What lines of the data include the string "this"? Copy them all.
○ ○ ○
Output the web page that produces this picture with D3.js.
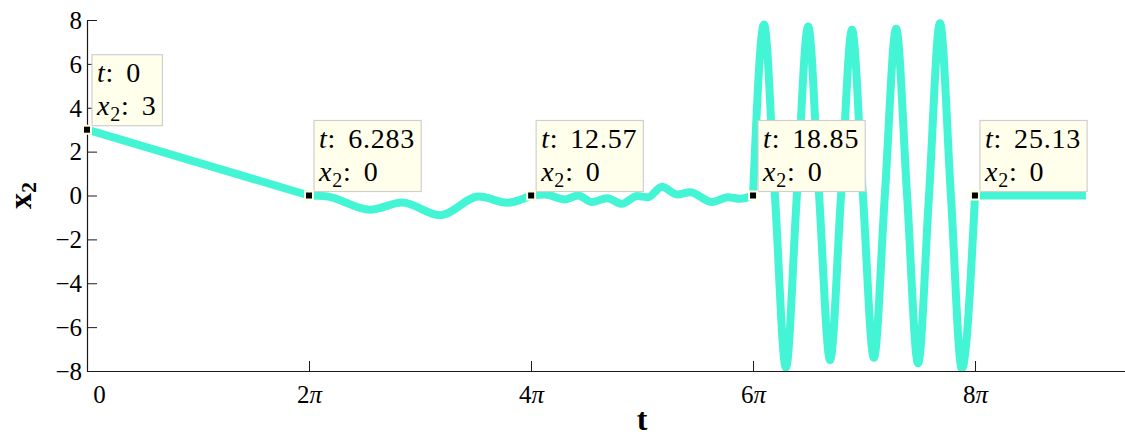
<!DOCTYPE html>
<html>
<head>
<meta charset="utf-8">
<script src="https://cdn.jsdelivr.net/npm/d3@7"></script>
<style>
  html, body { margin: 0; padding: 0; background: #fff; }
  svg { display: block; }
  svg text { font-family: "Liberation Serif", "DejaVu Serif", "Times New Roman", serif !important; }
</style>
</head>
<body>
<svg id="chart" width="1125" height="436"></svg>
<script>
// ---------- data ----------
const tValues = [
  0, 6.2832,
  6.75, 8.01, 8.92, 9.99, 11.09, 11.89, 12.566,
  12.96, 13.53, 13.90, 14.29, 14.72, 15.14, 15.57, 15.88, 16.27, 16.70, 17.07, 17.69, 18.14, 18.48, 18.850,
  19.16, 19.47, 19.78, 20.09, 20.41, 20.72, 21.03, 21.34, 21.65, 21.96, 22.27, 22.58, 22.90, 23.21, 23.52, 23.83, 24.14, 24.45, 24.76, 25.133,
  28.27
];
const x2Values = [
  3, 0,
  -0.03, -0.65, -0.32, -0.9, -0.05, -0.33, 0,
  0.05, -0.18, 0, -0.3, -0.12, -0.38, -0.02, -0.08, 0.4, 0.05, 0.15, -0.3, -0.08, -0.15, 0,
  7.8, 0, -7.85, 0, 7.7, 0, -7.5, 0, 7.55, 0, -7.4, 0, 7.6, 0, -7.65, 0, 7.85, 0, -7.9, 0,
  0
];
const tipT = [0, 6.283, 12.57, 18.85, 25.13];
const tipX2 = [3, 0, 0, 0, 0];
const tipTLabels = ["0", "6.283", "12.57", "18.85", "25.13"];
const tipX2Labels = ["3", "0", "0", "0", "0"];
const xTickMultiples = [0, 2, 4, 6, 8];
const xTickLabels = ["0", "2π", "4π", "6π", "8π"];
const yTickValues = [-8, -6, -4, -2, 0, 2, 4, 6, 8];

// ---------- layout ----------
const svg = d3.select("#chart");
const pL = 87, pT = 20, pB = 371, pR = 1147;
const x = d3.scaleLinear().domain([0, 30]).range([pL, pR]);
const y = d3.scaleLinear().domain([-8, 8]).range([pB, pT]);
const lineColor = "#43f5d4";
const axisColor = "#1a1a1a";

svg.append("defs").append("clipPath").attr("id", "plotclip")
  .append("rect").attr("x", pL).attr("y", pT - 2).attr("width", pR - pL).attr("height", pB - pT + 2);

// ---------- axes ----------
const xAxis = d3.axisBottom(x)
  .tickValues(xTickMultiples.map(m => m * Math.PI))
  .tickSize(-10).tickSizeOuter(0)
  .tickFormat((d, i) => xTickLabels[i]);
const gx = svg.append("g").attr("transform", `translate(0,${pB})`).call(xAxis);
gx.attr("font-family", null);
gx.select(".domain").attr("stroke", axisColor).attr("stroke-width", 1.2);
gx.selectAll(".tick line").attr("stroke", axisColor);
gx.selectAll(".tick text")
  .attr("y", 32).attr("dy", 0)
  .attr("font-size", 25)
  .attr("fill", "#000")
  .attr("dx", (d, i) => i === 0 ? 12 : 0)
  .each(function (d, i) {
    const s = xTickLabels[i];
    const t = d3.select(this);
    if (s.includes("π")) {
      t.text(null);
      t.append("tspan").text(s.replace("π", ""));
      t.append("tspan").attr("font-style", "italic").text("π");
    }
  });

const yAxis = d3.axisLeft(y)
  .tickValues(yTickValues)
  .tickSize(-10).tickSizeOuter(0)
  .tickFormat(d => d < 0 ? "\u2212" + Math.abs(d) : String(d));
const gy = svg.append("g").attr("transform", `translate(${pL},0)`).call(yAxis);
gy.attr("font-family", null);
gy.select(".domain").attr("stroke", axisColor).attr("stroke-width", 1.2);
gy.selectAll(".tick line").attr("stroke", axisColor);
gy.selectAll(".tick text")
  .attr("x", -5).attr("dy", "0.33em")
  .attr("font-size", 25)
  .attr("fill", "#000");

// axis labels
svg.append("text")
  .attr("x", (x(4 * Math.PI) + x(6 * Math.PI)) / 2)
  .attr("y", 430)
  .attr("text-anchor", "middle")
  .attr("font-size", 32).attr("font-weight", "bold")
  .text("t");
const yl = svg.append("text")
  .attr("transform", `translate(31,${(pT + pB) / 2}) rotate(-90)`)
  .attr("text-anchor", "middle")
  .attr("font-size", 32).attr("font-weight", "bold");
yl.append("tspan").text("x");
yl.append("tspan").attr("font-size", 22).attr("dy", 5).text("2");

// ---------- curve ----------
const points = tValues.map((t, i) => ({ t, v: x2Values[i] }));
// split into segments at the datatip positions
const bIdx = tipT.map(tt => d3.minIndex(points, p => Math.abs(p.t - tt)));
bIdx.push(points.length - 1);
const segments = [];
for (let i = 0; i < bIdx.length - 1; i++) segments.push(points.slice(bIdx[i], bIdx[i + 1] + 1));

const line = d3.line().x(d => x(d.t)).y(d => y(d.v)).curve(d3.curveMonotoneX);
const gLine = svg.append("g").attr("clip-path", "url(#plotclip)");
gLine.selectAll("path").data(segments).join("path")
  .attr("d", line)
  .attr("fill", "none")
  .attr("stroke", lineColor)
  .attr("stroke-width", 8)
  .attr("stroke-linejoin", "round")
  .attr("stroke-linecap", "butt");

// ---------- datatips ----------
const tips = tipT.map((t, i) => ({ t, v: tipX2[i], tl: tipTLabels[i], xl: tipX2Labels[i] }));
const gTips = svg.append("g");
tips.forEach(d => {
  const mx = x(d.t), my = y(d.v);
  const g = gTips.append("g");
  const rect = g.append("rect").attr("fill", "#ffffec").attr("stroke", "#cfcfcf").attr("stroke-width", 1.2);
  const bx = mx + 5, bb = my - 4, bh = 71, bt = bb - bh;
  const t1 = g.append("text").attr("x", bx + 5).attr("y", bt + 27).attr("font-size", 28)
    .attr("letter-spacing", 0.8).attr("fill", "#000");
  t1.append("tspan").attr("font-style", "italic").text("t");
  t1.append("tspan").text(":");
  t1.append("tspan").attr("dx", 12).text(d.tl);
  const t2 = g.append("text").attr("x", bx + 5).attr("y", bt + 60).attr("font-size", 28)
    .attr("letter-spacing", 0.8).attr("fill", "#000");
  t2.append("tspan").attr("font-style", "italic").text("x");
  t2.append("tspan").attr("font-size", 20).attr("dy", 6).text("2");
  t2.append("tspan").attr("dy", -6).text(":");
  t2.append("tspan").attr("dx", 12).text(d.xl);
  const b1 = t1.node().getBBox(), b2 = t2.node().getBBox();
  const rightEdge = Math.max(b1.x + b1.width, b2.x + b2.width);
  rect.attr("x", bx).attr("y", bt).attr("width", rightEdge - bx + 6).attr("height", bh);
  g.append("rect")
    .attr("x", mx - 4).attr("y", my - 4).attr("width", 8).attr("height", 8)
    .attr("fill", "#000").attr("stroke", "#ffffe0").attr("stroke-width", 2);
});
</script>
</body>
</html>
○ ○ ○
• **TASK RESPONSE**
Output the web page that produces this picture with D3.js.
    const t = d3.select(this);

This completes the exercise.